Pioneers: Le Commandant Charcot (Ponant 2021) has a hybrid drive of LNG plus an electric battery — the batteries buffer for emission-free travel in polar regions. Full hydrogen propulsion for the main engine is announced for 2028+.
Battery hybrid and shore power
Two important complementary technologies:
- Battery hybrid — on the Hurtigruten Roald Amundsen and Fridtjof Nansen, and Le Commandant Charcot. Batteries buffer electricity for emission-free port stays.
- Shore power — ships switch off their generators in port and draw electricity from the city grid. The AIDAsol was the world's first cruise ship with port shore power in 2017 (Hamburg). Today many ports are equipped — but by no means all ships use the connections.
A realistic assessment for 2026
- LNG is the industry breakthrough — all large ships built from 2020 onwards are LNG or LNG-prepared
- Methanol is coming, but the availability of green methanol is the bottleneck
- Full hydrogen propulsion is realistic from 2030+, not earlier
- Climate-neutral cruising will not come through a fuel switch alone — efficiency, route optimisation and batteries must be combined
Conclusion for environmentally conscious travellers
Anyone who values sustainable cruising in 2026 should choose:
- LNG flagships such as AIDAcosma, Costa Toscana, Sun Princess or Icon of the Seas
- Cruise lines with a hybrid concept (Hurtigruten, Ponant Le Commandant Charcot)

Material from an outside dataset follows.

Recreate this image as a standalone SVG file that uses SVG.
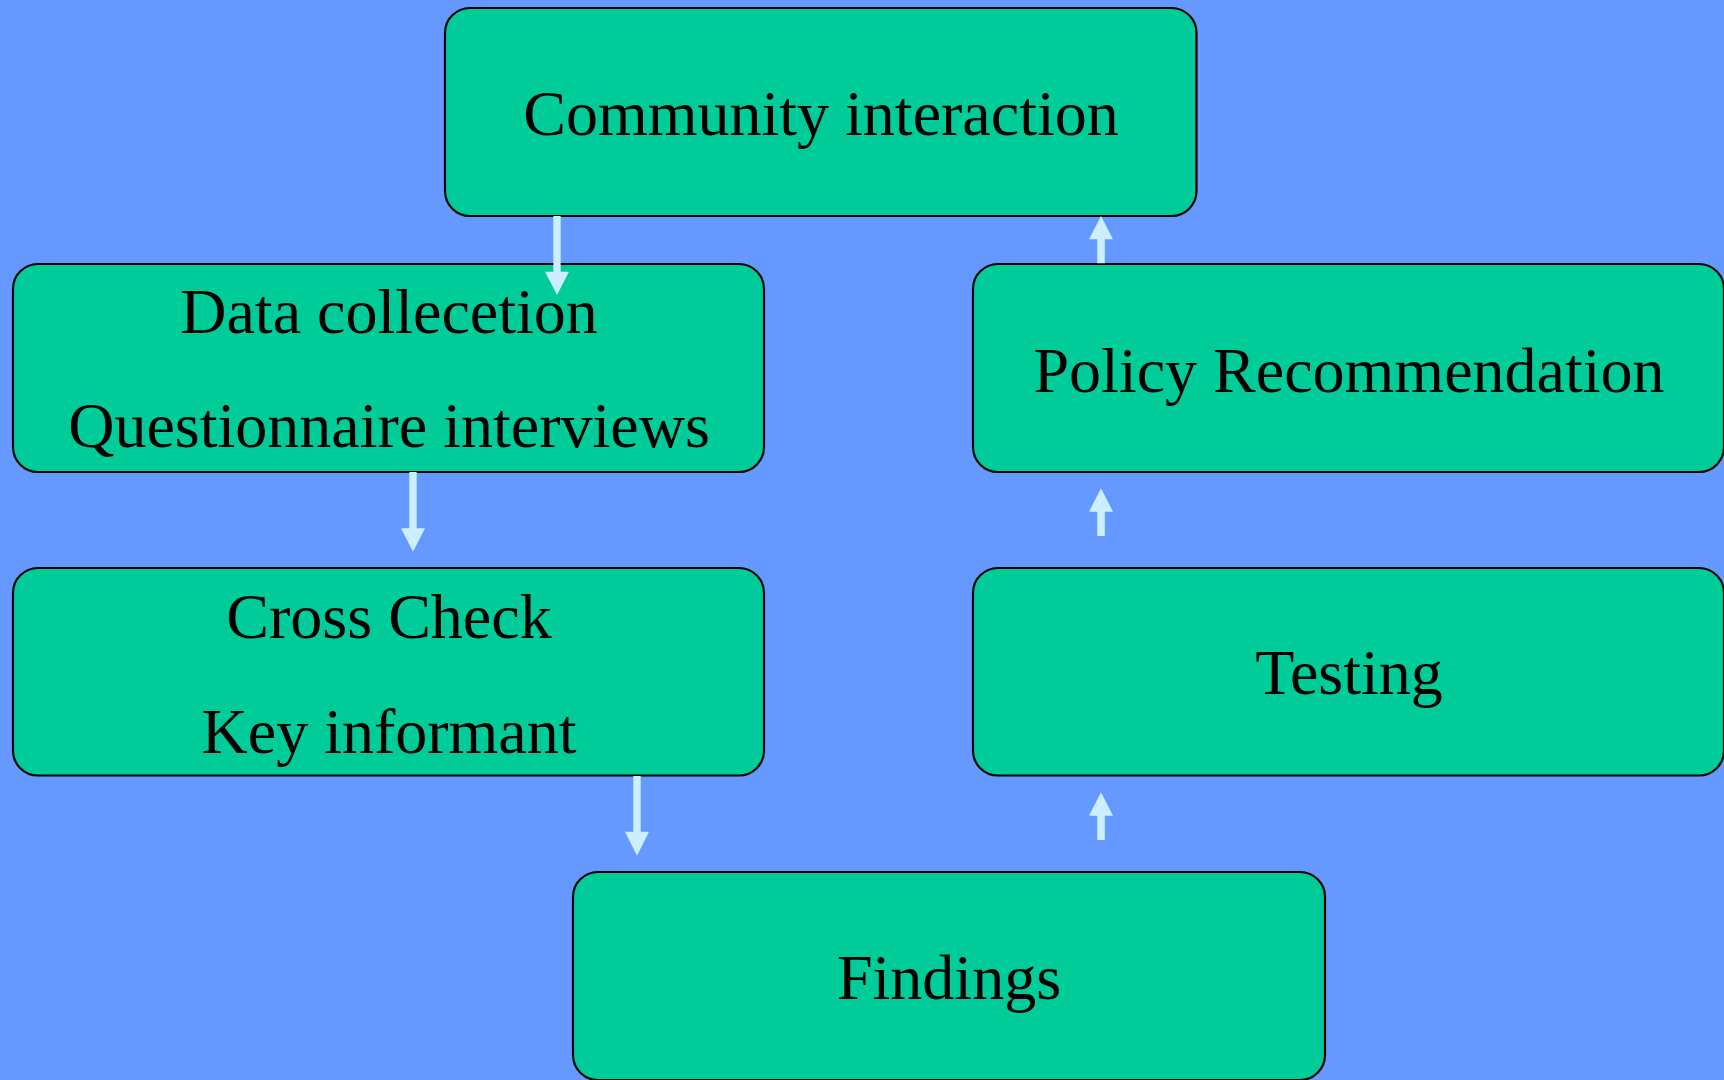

- Cruise lines with a certified climate-protection programme (the Hapag-Lloyd Cruises premium brand, Explora Journeys)
- Cruise lines that consistently use port shore power (AIDA Cruises has stated this)
A fully CO2-neutral cruise does not yet exist in 2026. But the difference between a 2010s heavy-fuel-oil ship and a 2024 LNG ship is significant — a factor of 4–5 less pollutant emission.